Monday 12 September 2011

Making words work hard


I have been interested for a while in the way that some authors seem to pack much more interest into a given word count. How do they do it?
In all the material I have read about writing I have never come across this as a concept, so here is my take on it. I can't claim to have this completely worked out, but maybe it will strike a chord with other people who could provide some examples.
A word, or for that matter a collection of words in a phrase or a sentence can do a lot of different things. We all know that nouns are things and verbs are actions and these can be modified by adjectives and adverbs and joined together by conjunctions. OK so that gives us a mechanical view of the way words work, but there is an alternative taxonomy that could be applied. Words might describe a scene, or a character; they may create atmosphere, or drive the plot along. They may add back-story, or they may be there to add mystery or suspense.
I'm sure there are better taxonomies than mine but I think key thing is that really effective writers manage to get a lot of words to do more than one of those things at once.
At a simple level I'm sure all writers know that setting a scene will not only describe some physical features, like where the chairs are, but atmosphere could come in the same package and on top of that the fact that a particular character was in that scene might also tell the reader something about the character and it might be telling you something about back-story or adding something to the plot. If each of those things is done individually, the pace slows down and the piece can start to feel wooden and over written. When the same words do several jobs, readers find themselves more engaged because their brain starts to work the way it does in real life.
If I go to meet someone, for whatever reason, it is quite likely that as I walk into the room, something will remind me of another room somewhere in my past, at the same time I may be looking for the coffee, deciding where to sit and trying to remember all the things I was planning to say. I may be subconsciously taking in what the room tells me about the person I am meeting, or about the company he or she works for and maybe getting some signals about body language, or hoping their perfume doesn't make me sneeze.

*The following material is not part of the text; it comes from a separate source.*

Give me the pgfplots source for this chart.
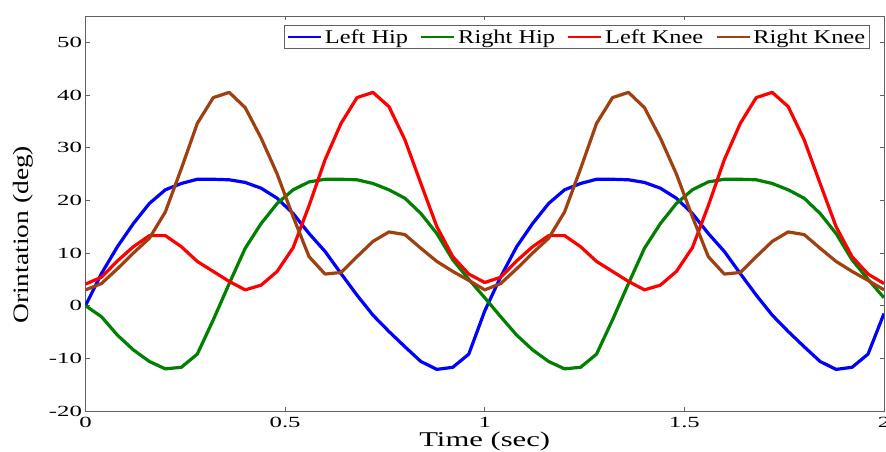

If I was better at reading like a writer, I'd have stored up a load of examples, which I could drop with panache into the blog, but I'm hopeless at making notes and remembering stuff like that. You might say that if I don't have any examples to quote, how do I prove that it's true. As someone who spent their life promoting evidence based policies and research in health care, I have to say that's a fair point. In part I don't have the evidence because I'm lazy, but also if it's done right the reader hardly knows it's happening. That's the real trick.